Many low-income households struggle to pay for heating and cooling costs, in addition to other household and healthcare expenses.
Benefits Enrollment Centers have numerous strategies to help older adults apply for the Low Income Home Energy Assistance Program (LIHEAP) and Emergency Broadband Benefit, now called the Affordable Connectivity Program.
Discover how improved document collection, online applications, and partnering with administering agencies has increased access to energy and utility benefits.
The COVID-19 pandemic and subsequent legislation to address it created a large infusion of funding to programs that can help older adults pay for their home energy (heating/cooling) costs and receive broadband Internet service. But older adults still must apply to receive help from these programs.
How to help older adults pay for home energy and broadband Internet costs
NCOA’s Benefits Enrollment Centers (BECs) have numerous strategies to help ensure that someone applying for the Low-Income Home Energy Assistance Program (LIHEAP) and the Emergency Broadband Benefit goes on to receive that benefit.
Getting copies of documents needed to apply for benefits
To receive LIHEAP in most states, older adults must produce several documents that prove their identity, income, and heating/cooling or utility cost burden.
Catholic Charities of Northern Nevada works with seniors to gather the appropriate documentation, makes copies, and use them to fill out the Low-Income Home Energy Assistance Program (LIHEAP) application form that the client then signs.
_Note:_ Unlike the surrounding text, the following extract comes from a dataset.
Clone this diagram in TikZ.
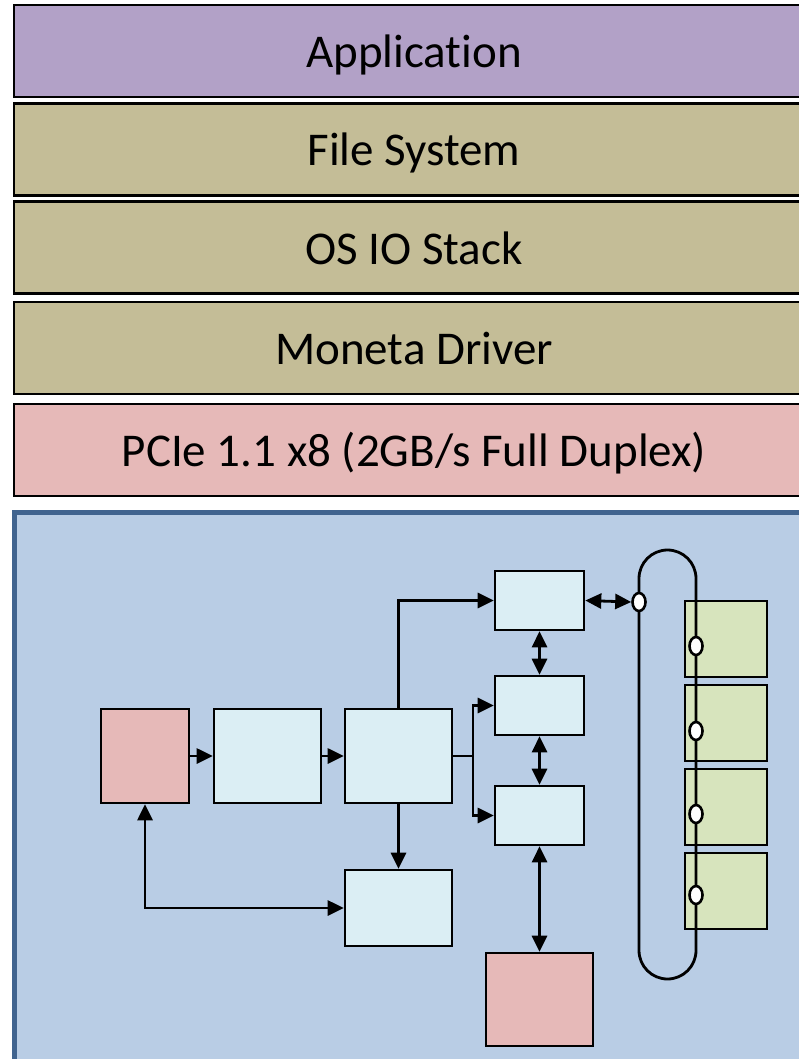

Some tips they offer to get the paperwork easily for clients who may not have it on hand:
- Approach the landlord directly for a copy of the client’s current lease
- Have the utility company email the client’s most recent bill
- Use the automated system from Social Security to get a faxed copy of the client’s award letter (to prove income).
Catholic Charities of Northern Nevada hand delivers all documentation and the signed application to the LIHEAP intake office.
The turnaround for a determination is three weeks, and the BEC typically has a 95% approval rate if all documents are included with the application.
How to tracking LIHEAP applications online
Several BECs operate in states with online portals that permit them to submit and track applications on behalf of their clients. In New Mexico and Arizona, the Native American Disability Law Center creates accounts for their clients (including setting up an email address for those who don’t have one) in the state portals, which can be used to track LIHEAP, Supplemental Nutrition Assistance Program (SNAP), and Medicaid benefits applications.
Similarly, in Ohio, National Church Residences uses the Ohio Benefits Bank portal to submit the monitor application status. The portal was recently updated with easier navigation and a more visible area to upload documents with the understanding that applications that have documents uploaded will be processed more quickly by case workers.
Why building a relationship with case managers is important
Aster Aging, Inc. in Arizona has eased the process of applying for LIHEAP thanks to a strong relationship with Mesa Community Action Network (CAN) / Turn A New Leaf, which administers the program in their local area.
Aster completes the individual’s application, gathers the needed documentation, and then emails the information to Yvette, the case manager at Mesa CAN. Yvette typically gives Aster a status response to include award amount within hours of the application email; she also calls the applicant with the details and funding processes. In addition, Yvette assists Aster in answering questions and taking special cases as needed. Both Mesa CAN and Aster retain the application records, making the next annual application process very smooth.
Honestly, because of our relationship with MesaCAN and Yvette’s hard work, we have been able to navigate the benefit easily if participants are willing to accept other federal, state, and local benefits.” --Anne McFarland, MASM, Aster Aging Director of Social Services
How to help older adults apply for the permanent Affordable Connectivity Program
The Emergency Broadband Benefit was created temporarily to provide assistance with broadband Internet access during the pandemic. At the end of 2021, the benefit was replaced with the permanent Affordable Connectivity Program.
An older adult is eligible if they meet at least one of the criteria below:
- Has an income that is at or below 200% of the federal poverty guidelines; or
- Participates in certain assistance programs, such as SNAP, Medicaid, Federal Public Housing Assistance, SSI, WIC, or Lifeline;
- Participates in Tribal specific programs, such as Bureau of Indian Affairs General Assistance, Tribal TANF, or Food Distribution Program on Indian Reservations;
- Is approved to receive benefits under the free and reduced-price school lunch program or the school breakfast program, including through the USDA Community Eligibility Provision in the 2019-2020, 2020-2021, or 2021-2022 school year;
- Received a Federal Pell Grant during the current award year; or
- Meets the eligibility criteria for a participating provider's existing low-income program.
The Area Agency on Aging, Five County AOG in St. George, Utah has been partnering with local Internet Service Providers (ISPs) to help clients enroll in the benefit. Most of the ISPs just refer people who are not current customers who are interested in the benefit to be able to have a new service set up and installed, but one ISP is directly marketing the benefits and the BEC’s ability to assist with the application process.